NOUVEAUTÉ « La fille de Descartes » par Magnus Florin présenté par Elena BALZAMO

En France, on connait Magnus Florin (né en 1955) – romancier, poète, dramaturge et metteur en scène –   grâce à sa « trilogie » La Pharmacie, Le Jardin et La Banque, traduite entre 2015 et 2022 aux Editions Cambourakis, mais son œuvre est bien plus vaste et attend d’être découverte. Elle s’est agrandie récemment grâce à la publication de la Fille de Descartes, un court roman (comme tous les romans de cet auteur) consacré à l’histoire du voyage maritime du philosophe des Pays-Bas en Suède, en tant qu’invité de la reine Christine, où il arrivera – pour y mourir 6 mois plus tard.

Auteur : Magnus Florin
Titre suédois : Descartes dotter
Nombre de pages : 126
Année de publication : 2023
Editeur : Albert Bonniers förlag
Présenté par : Elena Balzamo, elena.balzamo@free.fr

Si la mort précipitée de Descartes a engendré toutes sortes d’hypothèses et fait l’objet de théories extravagantes, son voyage, une traversée qui dura plusieurs semaines, n’avait pas suscité beaucoup d’intérêt. L’auteur en profite pour imaginer un périple un brin fantasmagorique : Descartes n’est pas le seul passager à bord, il est accompagné de sa fille, décédée à l’âge de cinq ans – ou plutôt de l’esprit de celle-ci.
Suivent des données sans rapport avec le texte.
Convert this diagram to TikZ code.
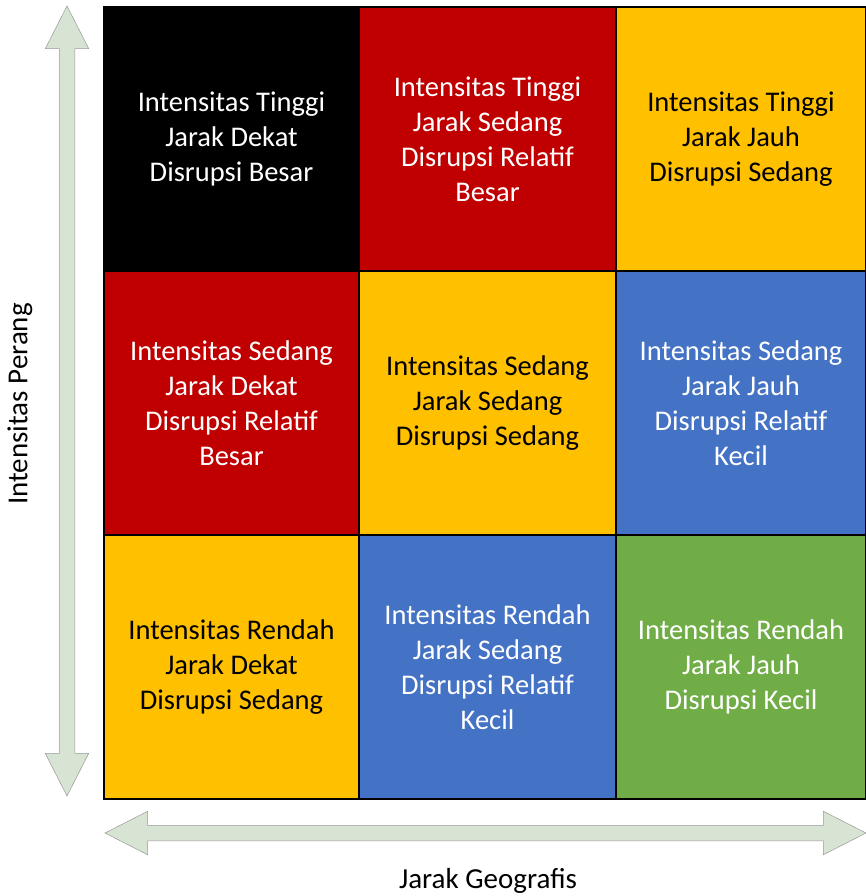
\documentclass[tikz,border=0pt]{standalone}
\usepackage{fontspec}
\setmainfont{Carlito}
\usepackage{xcolor}
\usetikzlibrary{shapes.arrows}
\definecolor{hitam}{HTML}{000000}
\definecolor{merah}{HTML}{C00000}
\definecolor{kuning}{HTML}{FFC000}
\definecolor{biru}{HTML}{4472C4}
\definecolor{hijau}{HTML}{70AD47}
\definecolor{panah}{HTML}{D7E4D3}

\begin{document}
\begin{tikzpicture}[x=1pt,y=-1pt,
  sel/.style={draw=black,line width=1.4pt,minimum height=264pt,inner sep=0pt,
    align=center,font=\fontsize{28.5}{35}\selectfont},
  axis arrow/.style={double arrow,draw=gray!80,line width=0.5pt,fill=panah,
    inner xsep=0pt,inner ysep=7.5pt,double arrow head extend=14pt,
    double arrow tip angle=54},
  axis label/.style={font=\fontsize{29}{32}\selectfont}]
  \useasboundingbox (0,0) rectangle (866,896);
  % matrix cells
  \node[sel,fill=hitam,text=white,minimum width=255pt] (Q11) at (231.5,139) {Intensitas Tinggi\\Jarak Dekat\\Disrupsi Besar};
  \node[sel,fill=merah,text=white,minimum width=257pt] (Q12) at (487.5,139) {Intensitas Tinggi\\Jarak Sedang\\Disrupsi Relatif\\Besar};
  \node[sel,fill=kuning,text=black,minimum width=250pt] (Q13) at (741,139) {Intensitas Tinggi\\Jarak Jauh\\Disrupsi Sedang};
  \node[sel,fill=merah,text=white,minimum width=255pt] (Q21) at (231.5,403) {Intensitas Sedang\\Jarak Dekat\\Disrupsi Relatif\\Besar};
  \node[sel,fill=kuning,text=black,minimum width=257pt] (Q22) at (487.5,403) {Intensitas Sedang\\Jarak Sedang\\Disrupsi Sedang};
  \node[sel,fill=biru,text=white,minimum width=250pt] (Q23) at (741,403) {Intensitas Sedang\\Jarak Jauh\\Disrupsi Relatif\\Kecil};
  \node[sel,fill=kuning,text=black,minimum width=255pt] (Q31) at (231.5,667) {Intensitas Rendah\\Jarak Dekat\\Disrupsi Sedang};
  \node[sel,fill=biru,text=white,minimum width=257pt] (Q32) at (487.5,667) {Intensitas Rendah\\Jarak Sedang\\Disrupsi Relatif\\Kecil};
  \node[sel,fill=hijau,text=white,minimum width=250pt] (Q33) at (741,667) {Intensitas Rendah\\Jarak Jauh\\Disrupsi Kecil};
  % axes
  \node[axis arrow,rotate=90,minimum height=790pt] (Aint) at (67,401) {};
  \node[axis arrow,minimum height=761pt] (Ajar) at (485.5,833) {};
  \node[axis label,rotate=90] (Lint) at (20,404) {Intensitas Perang};
  \node[axis label] (Ljar) at (488,881) {Jarak Geografis};
\end{tikzpicture}
\end{document}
C’est avec elle que Descartes dialogue lorsqu’il regagne le soir sa cabine, mais elle n’est pas sa seule interlocutrice : le capitaine, la femme de ce dernier, les membres de l’équipage, et même le perroquet du capitaine le sont tout autant. Leurs dialogues qui, pris à part, peuvent paraitre absurdes, forment, pris ensemble, un tissu de réflexions mouvant, on a envie de dire « organique » – où le « cogito » cartésien est appliqué aux phénomènes triviaux du quotidien comme à de hautes sphères métaphysiques.

Le style de Magnus Florin est reconnaissable entre mille. Homme de théâtre, il est inégalable dans la construction des scénettes légèrement absurdistes, fondées sur des paradoxes, des dialogues qui se révèlent des monologues parallèles (on reconnaît son grand maître, Strindberg), toujours amusants, jamais gratuits.

Une autre comparaison qui vient à l’esprit est celle avec le théâtre de marionnettes. Ce n’est pas un hasard si dans la plupart de ses livres, les personnages n’ont pas de noms propres : car ils incarnent des rôles. Ainsi, dans la Fille de Descartes, nous rencontrons le Capitaine, le Pasteur, le Maître d’équipage, etc., les exceptions étant le philosophe lui-même et sa fille morte, Francine.

Toutes les œuvres de Florin ont un côté théâtre absurde, toutes sont servies par une écriture minimaliste, toutes mettent en scène des personnages qui sont davantage des « emplois » que des « individus » – et malgré cela aucune d’entre elles ne ressemble à aucune autre. C’est le propre d’une véritable originalité, chose rare et qui ne se laisse pas oublier dès qu’on referme le livre.